Bernie Sanders did his best to try to downplay the notion that he's not on the same side as the Black Lives Matter protesters that interrupted the forum at Netroots Nation last week.
July 26, 2015

Bernie Sanders did his best to try to downplay the notion that he's not on the same side as the Black Lives Matter protesters that interrupted the forum at Netroots Nation last week on this Sunday's Meet the Press.

TODD: I want to play a clip where you had sort of a reaction last week at Netroots Nation and a confrontation with the Black Lives Matter protest.

SANDERS: I didn't have a confrontation. What I had was, I was there to speak about immigration reform and some people started disrupting the meeting, and the issue that they raised was in fact a very important issue about Black Lives Matter, about Sandra Bland, about black people getting yanked out of, in this case with Sandra Bland, getting yanked out of an automobile, thrown to the ground and ending up dead three days later because of a minor traffic violation.

So this is a very important issue, and issue of concern that I strongly share.

TODD: Well I guess, there were some people who felt you were being too dismissive of the protesters...

SANDERS: No, I was not dismissive. I've been involved in the Civil Rights movement all of my life and I believe that we have to deal with this issue of institutional racism and this is what I also believe, in speaking to the SCLC last night, this is what I quoted. Martin Luther King, when he died, when he was assassinated, understood and was working on a poor people's march. We have to end institutional racism, but we have to deal with the reality that fifty percent of young black kids are unemployed, that we have massive poverty in America, in our country and we have an unsustainable level of income and wealth inequality.

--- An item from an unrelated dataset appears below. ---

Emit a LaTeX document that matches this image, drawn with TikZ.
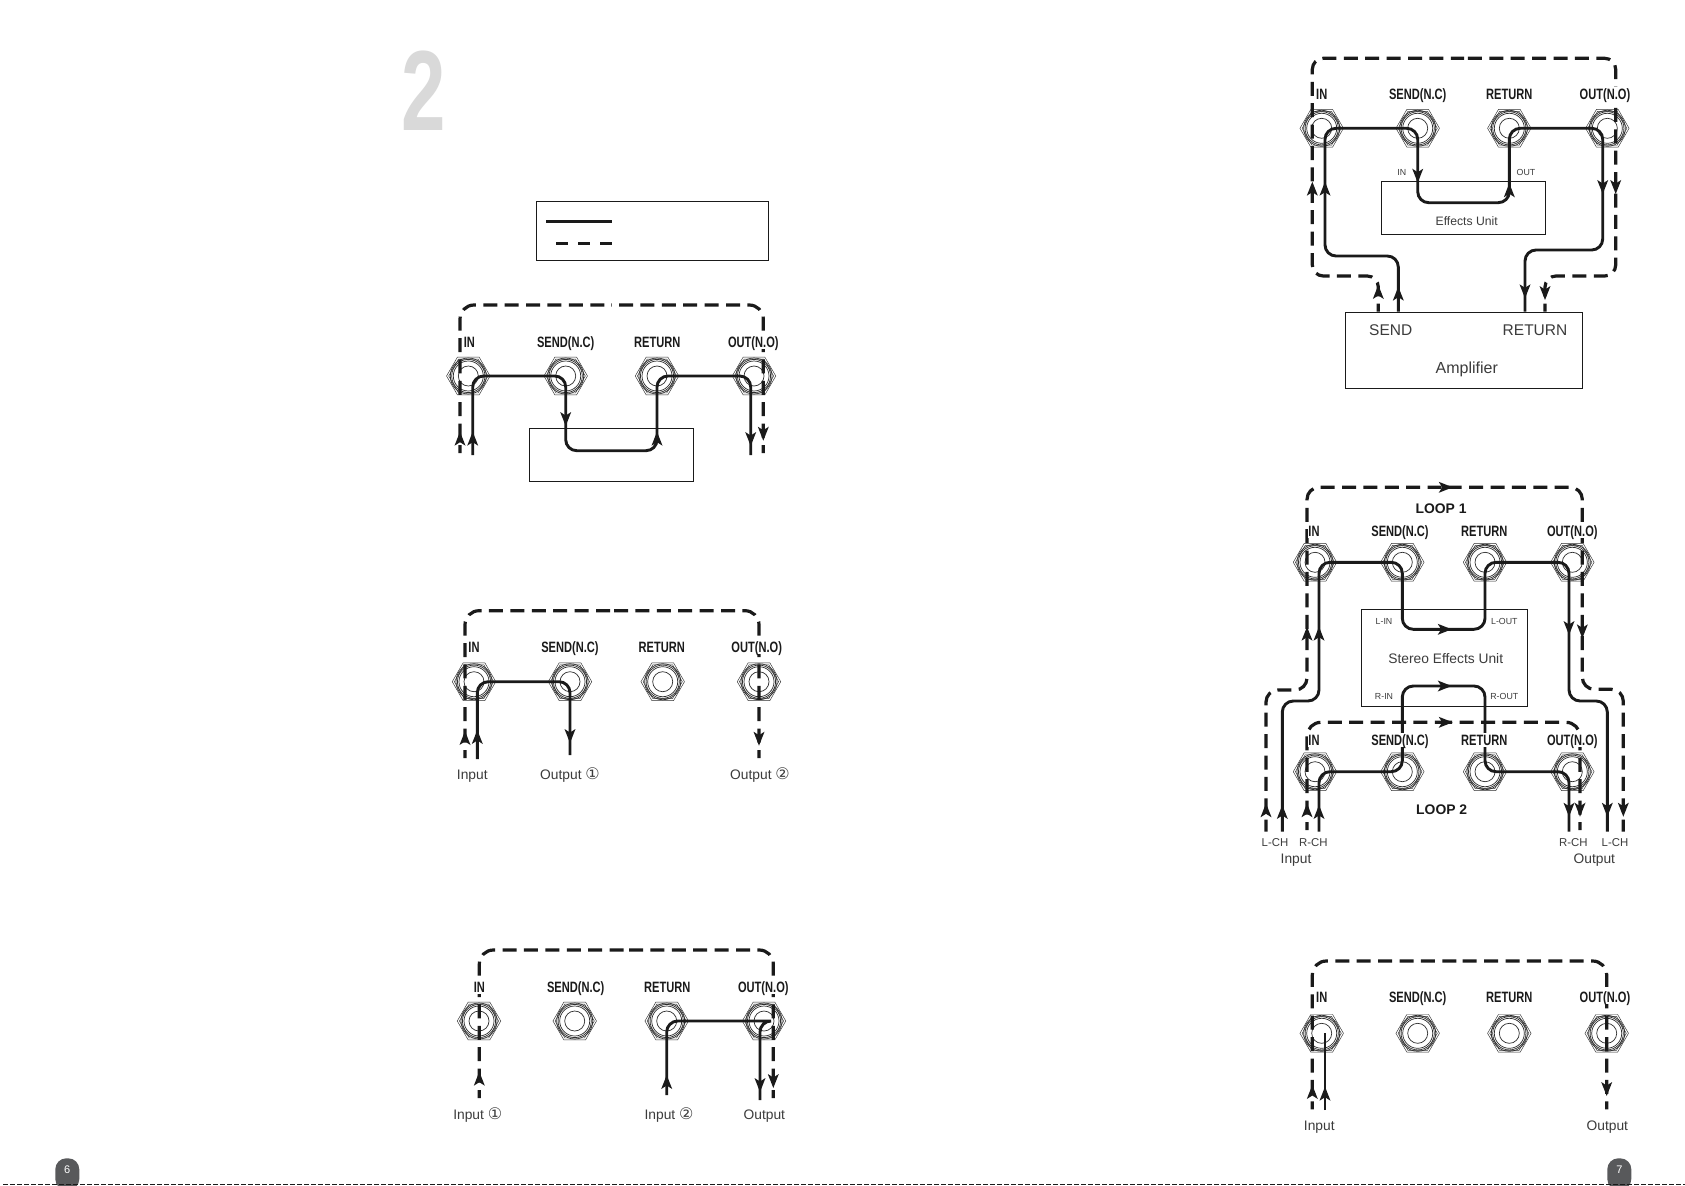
\documentclass[tikz,border=0pt]{standalone}
\usepackage{fontspec}
\usetikzlibrary{shapes.geometric,calc}
\setmainfont{Liberation Sans}
\newfontfamily\jackfont[FakeStretch=0.74]{Liberation Sans}
\newfontfamily\bigfont[FakeStretch=0.7]{Liberation Sans}
\newfontfamily\circfont{DejaVu Sans}
\definecolor{ink}{HTML}{1A1A1A}
\definecolor{softink}{HTML}{3C3C3C}
\definecolor{jackline}{HTML}{2E2E2E}
\definecolor{tabgrey}{HTML}{58595B}
\definecolor{biggrey}{HTML}{D9D9D9}
\tikzset{
  x=1pt,y=-1pt,
  jackbase/.style={regular polygon,regular polygon sides=6,minimum size=43.5pt,inner sep=0pt,draw=jackline,line width=.45pt},
  jacklabel/.style={inner xsep=0pt,inner ysep=1.6pt,fill=white,text=ink,text height=10.8pt,text depth=0pt,font=\jackfont\bfseries\fontsize{15}{15}\selectfont},
  caption/.style={inner sep=0pt,yshift=-2pt,text=softink,text height=10pt,text depth=3pt,font=\fontsize{13.8}{14}\selectfont},
  tiny/.style={inner sep=0pt,yshift=-.5pt,text=softink,font=\fontsize{8.8}{10}\selectfont},
  small/.style={inner sep=0pt,yshift=-2pt,text=softink,font=\fontsize{11.4}{12}\selectfont},
  unitbox/.style={draw=ink,line width=.8pt},
  loopname/.style={inner sep=0pt,yshift=-1pt,text=ink,font=\bfseries\fontsize{13.9}{14}\selectfont},
  wire/.style={draw=ink,line width=2.9pt,rounded corners=11pt},
  dashwire/.style={draw=ink,line width=3.2pt,rounded corners=14pt,dash pattern=on 14pt off 7.4pt,dash phase=6pt},
  tipfill/.style={fill=ink,draw=none}
}
% jack: named node with inner hexagon and rings
\newcommand{\jack}[3]{%
  \node[jackbase] (#1) at (#2,#3) {};
  \draw[jackline,line width=.45pt,shift={(#1.center)}]
    (0:19.6) -- (60:19.6) -- (120:19.6) -- (180:19.6) -- (240:19.6) -- (300:19.6) -- cycle;
  \draw[jackline,line width=.7pt] (#1.center) circle[radius=18];
  \draw[jackline,line width=.7pt] (#1.center) circle[radius=16.6];
  \draw[jackline,line width=.7pt] (#1.center) circle[radius=15];
  \draw[jackline,line width=.7pt] (#1.center) circle[radius=10];
}
% arrow tips, given by the point of the tip
\newcommand{\tipat}[3]{\fill[tipfill,shift={(#1,#2)},rotate=#3] (0,0) -- (-14,5.5) -- (-10.5,0) -- (-14,-5.5) -- cycle;}
\newcommand{\tipup}[2]{\tipat{#1}{#2}{90}}
\newcommand{\tipdown}[2]{\tipat{#1}{#2}{-90}}
\newcommand{\tipright}[2]{\tipat{#1}{#2}{0}}
% four jacks in a row: prefix, y, x of each
\newcommand{\jackrow}[6]{\jack{#1in}{#3}{#2}\jack{#1send}{#4}{#2}\jack{#1ret}{#5}{#2}\jack{#1out}{#6}{#2}}
% their four labels: prefix, y, x of each
\newcommand{\labelrow}[6]{%
  \node[jacklabel] (#1lin) at (#3,#2) {IN};
  \node[jacklabel] (#1lsend) at (#4,#2) {SEND(N.C)};
  \node[jacklabel] (#1lret) at (#5,#2) {RETURN};
  \node[jacklabel] (#1lout) at (#6,#2) {OUT(N.O)};
}
\newcommand{\circled}[1]{{\circfont\fontsize{16}{14}\selectfont #1}}
\begin{document}
\begin{tikzpicture}
\useasboundingbox (0,0) rectangle (1685,1185);
\fill[white] (0,0) rectangle (1685,1185);

% big numeral
\node[inner sep=0pt,text=biggrey,font=\bigfont\bfseries\fontsize{114}{114}\selectfont] (bignum) at (424,90.8) {2};

% legend
\draw[unitbox] (536.3,201.3) rectangle (768.3,260.3);
\coordinate (lega) at (546,221.3); \coordinate (legb) at (612,221.3);
\coordinate (legc) at (556,243.3); \coordinate (legd) at (612,243.3);
\draw[ink,line width=3pt] (lega) -- (legb);
\draw[ink,line width=3pt,dash pattern=on 12pt off 10pt] (legc) -- (legd);

% ===== diagram 1
\draw[unitbox] (529.3,428.3) rectangle (693.3,481.3);
\jackrow{a}{376}{468.3}{565.7}{657}{754}
\coordinate (ad1) at (460,453); \coordinate (ad2) at (763.3,453); \coordinate (adt) at (611,305);
\draw[dashwire] (ad1) |- (adt);
\draw[dashwire] (ad2) |- (adt);
\coordinate (as1) at (472.7,455); \coordinate (as2) at (750.7,455); \coordinate (asl) at (600,450.7);
\draw[wire] (as1) |- (asend.center) -- (asend.center |- asl) -| (aret.center) -- (as2 |- aret.center) -- (as2);
\tipup{460}{431.7}\tipup{472.7}{431.7}\tipdown{565.7}{426}\tipup{657}{431.7}\tipdown{750.7}{446}\tipdown{763.3}{440.7}
\labelrow{a}{341.8}{469.3}{565.7}{657.3}{753.3}

% ===== diagram 2
\jackrow{b}{681.7}{474}{570}{662.7}{759}
\coordinate (bd1) at (465,758); \coordinate (bd2) at (759,758); \coordinate (bdt) at (612,610.7);
\draw[dashwire] (bd1) |- (bdt);
\draw[dashwire] (bd2) |- (bdt);
\coordinate (bs1) at (477.3,759); \coordinate (bs2) at (570,755);
\draw[wire] (bs1) |- (bsend.center) -- (bs2);
\tipup{465}{731}\tipup{477.3}{730}\tipdown{570}{743}\tipdown{759}{745.7}
\labelrow{b}{646.7}{474}{570}{661.7}{756.7}
\node[caption] (bti) at (472.3,774) {Input};
\node[caption] (bto1) at (570,774) {Output \circled{①}};
\node[caption] (bto2) at (760,774) {Output \circled{②}};

% ===== diagram 3
\jackrow{c}{1021}{479}{574.7}{666.7}{764}
\coordinate (cd1) at (479.3,1098); \coordinate (cd2) at (773.3,1098); \coordinate (cdt) at (626,950);
\draw[dashwire] (cd1) |- (cdt);
\draw[dashwire] (cd2) |- (cdt);
\coordinate (cs1) at (666.7,1095); \coordinate (cs2) at (760,1100);
\draw[wire] (cs1) |- (cout.center) -- (cs2 |- cout.center) -- (cs2);
\tipup{479.3}{1071.7}\tipup{666.7}{1075}\tipdown{760}{1092}\tipdown{773.3}{1088}
\labelrow{c}{986.7}{479.3}{575.7}{667.3}{763.3}
\node[caption] (cti1) at (477.7,1114) {Input \circled{①}};
\node[caption] (cti2) at (669,1114) {Input \circled{②}};
\node[caption] (cto) at (764.3,1114) {Output};

% ===== diagram 4
\draw[unitbox] (1381.3,181.3) rectangle (1545.3,234);
\draw[unitbox] (1345.3,312.3) rectangle (1582.7,388.3);
\jackrow{d}{128.3}{1321.7}{1417.7}{1509.3}{1607.3}
\coordinate (dd1) at (1378.3,311.7); \coordinate (dd2) at (1545,311.7);
\coordinate (ddt) at (1464,58.3); \coordinate (ddb) at (1312.3,276); \coordinate (dde) at (1615.7,276);
\draw[dashwire,rounded corners=11pt] (dd1) -- (dd1 |- ddb) -- (ddb) |- (ddt);
\draw[dashwire,rounded corners=11pt] (dd2) -- (dd2 |- dde) -- (dde) |- (ddt);
\coordinate (ds1) at (1398.3,311.7); \coordinate (ds2) at (1525,311.7);
\coordinate (dsa) at (1325,256); \coordinate (dsl) at (1450,202.7); \coordinate (dsb) at (1602.7,250);
\draw[wire] (ds1) |- (dsa) |- (dsend.center) -- (dsend.center |- dsl) -| (dret.center) -- (dsb |- dret.center) -- (dsb) -- (ds2 |- dsb) -- (ds2);
\tipup{1312.3}{181.7}\tipup{1325}{181.7}\tipdown{1417.7}{182.7}\tipup{1509.3}{183.3}\tipdown{1602.7}{194}\tipdown{1615.7}{194}
\tipdown{1525}{298.3}\tipdown{1545}{300}\tipup{1378.3}{285}\tipup{1398.3}{286.7}
\labelrow{d}{94}{1321.7}{1417.7}{1509.3}{1605}
\node[inner sep=0pt,yshift=-1.5pt,text=softink,font=\fontsize{15.5}{16}\selectfont] (dsendt) at (1390.7,328.3) {SEND};
\node[inner sep=0pt,yshift=-1.5pt,text=softink,font=\fontsize{15.5}{16}\selectfont] (drett) at (1535,328.3) {RETURN};
\node[inner sep=0pt,yshift=-2pt,text=softink,font=\fontsize{16}{16}\selectfont] (damp) at (1466.7,367.7) {Amplifier};
\node[inner sep=0pt,yshift=-1pt,text=softink,font=\fontsize{12.2}{13}\selectfont] (deff) at (1466.7,220.3) {Effects Unit};
\node[tiny] (dtin) at (1401.7,172.3) {IN};
\node[tiny] (dtout) at (1526,172.3) {OUT};

% ===== diagram 5
\draw[unitbox] (1361.3,609.3) rectangle (1527.3,706.3);
\jackrow{e}{562.3}{1315}{1402.3}{1485}{1572.3}
\jackrow{f}{771.7}{1315}{1402.3}{1485}{1572.3}
% loop 1 dashed
\coordinate (e1) at (1266,831.7); \coordinate (e2) at (1623.3,831.7);
\coordinate (e3) at (1307,690); \coordinate (e4) at (1582.3,689.3); \coordinate (et) at (1444,487.3);
\draw[dashwire,rounded corners=12pt,dash phase=2pt] (e1) |- (e3) |- (et);
\draw[dashwire,rounded corners=12pt,dash phase=2pt] (e2) |- (e4) |- (et);
% loop 1 solid
\coordinate (e5) at (1282.3,831.7); \coordinate (e6) at (1607.3,831.7);
\coordinate (e7) at (1319,701); \coordinate (e8) at (1569,701); \coordinate (el) at (1450,629.3);
\draw[wire] (e5) |- (e7) |- (esend.center) -- (esend.center |- el) -| (eret.center) -- (e8 |- eret.center) -- (e8) -| (e6);
% loop 2 solid
\coordinate (f1) at (1319,831.7); \coordinate (f2) at (1569,831.7); \coordinate (fu) at (1450,686);
\draw[wire] (f1) |- (fsend.center) -- (fsend.center |- fu) -| (fret.center) -- (f2 |- fret.center) -- (f2);
% loop 2 dashed
\coordinate (f3) at (1307,830); \coordinate (f4) at (1580,830); \coordinate (ft) at (1443,722.3);
\draw[dashwire] (f3) |- (ft);
\draw[dashwire] (f4) |- (ft);
\tipright{1452.7}{487.3}\tipright{1451.7}{629.3}\tipright{1451.7}{686}\tipright{1452.7}{722.3}
\tipup{1307}{626.7}\tipup{1319}{626.7}\tipdown{1569}{635}\tipdown{1582.3}{638.3}
\tipup{1266}{803.3}\tipup{1282.3}{805}\tipup{1307}{803.3}\tipup{1319}{805}
\tipdown{1569}{816.7}\tipdown{1580}{816.7}\tipdown{1607.3}{816.7}\tipdown{1623.3}{816.7}
\labelrow{e}{531}{1314}{1400}{1484.3}{1572.3}
\labelrow{f}{740}{1314}{1400}{1484.3}{1572.3}
\node[loopname] (loopa) at (1441,507.3) {LOOP 1};
\node[loopname] (loopb) at (1441.7,809) {LOOP 2};
\node[inner sep=0pt,yshift=-1pt,text=softink,font=\fontsize{13.8}{14}\selectfont] (estereo) at (1445.7,657.3) {Stereo Effects Unit};
\node[tiny] (elin2) at (1384,621) {L-IN};
\node[tiny] (elout2) at (1504.3,621) {L-OUT};
\node[tiny] (erin2) at (1384,696) {R-IN};
\node[tiny] (erout2) at (1504.3,696) {R-OUT};
\node[small] (ech1) at (1275,841) {L-CH};
\node[small] (ech2) at (1313.3,841) {R-CH};
\node[small] (ech3) at (1573.3,841) {R-CH};
\node[small] (ech4) at (1615,841) {L-CH};
\node[caption] (eti) at (1296,858.3) {Input};
\node[caption] (eto) at (1594.3,858.3) {Output};

% ===== diagram 6
\jackrow{g}{1033.3}{1321.7}{1417.7}{1509.3}{1606.7}
\coordinate (gd1) at (1312.3,1109.3); \coordinate (gd2) at (1606.7,1109.3); \coordinate (gdt) at (1459,961);
\draw[dashwire] (gd1) |- (gdt);
\draw[dashwire] (gd2) |- (gdt);
\coordinate (gs1) at (1325,1110);
\draw[wire] (gs1) -- (gs1 |- gsend.center);
\tipup{1312.3}{1085}\tipup{1325}{1086.7}\tipdown{1606.7}{1096}
\labelrow{g}{996.7}{1321.7}{1417.7}{1509.3}{1605}
\node[caption] (gti) at (1319.3,1125) {Input};
\node[caption] (gto) at (1607.3,1125) {Output};

% page tabs
\fill[tabgrey,rounded corners=11pt] (55.3,1190) -- (55.3,1158.3) -- (79.3,1158.3) -- (79.3,1190) -- cycle;
\node[inner sep=0pt,text=white,font=\fontsize{11}{11}\selectfont] (pagesix) at (67.3,1169.5) {6};
\fill[tabgrey,rounded corners=11pt] (1607.3,1190) -- (1607.3,1158.3) -- (1631.3,1158.3) -- (1631.3,1190) -- cycle;
\node[inner sep=0pt,text=white,font=\fontsize{11}{11}\selectfont] (pageseven) at (1619.3,1169.5) {7};

% trim strip along the bottom edge
\coordinate (triml) at (3,1184.5); \coordinate (trimr) at (1685,1184.5);
\draw[ink,line width=1pt,dash pattern=on 5pt off 2pt] (triml) -- (trimr);
\end{tikzpicture}
\end{document}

Sanders also responded to the criticism that his answers are always economic injustice and that institutional racism is a separate problem.

SANDERS: They are parallel problems. They are absolutely correct, but as Martin Luther King Jr. told us, you have to address both. We have to rid this country of racism as we saw in Charleston, S.C. a few weeks ago. A guy motivated by hate groups who goes out and kills black people because they're black. Sandra Bland being yanked of her car, dying three days later, for what? For a minor traffic violation. But my view is that we have got to deal with the fact that the middle class in this country is disappearing, that we have millions of people working for wages that are much too low, impacts everybody, impacts the African American community even more.

Those are issues that do have to be dealt with, just at the same time as we deal with institutional racism.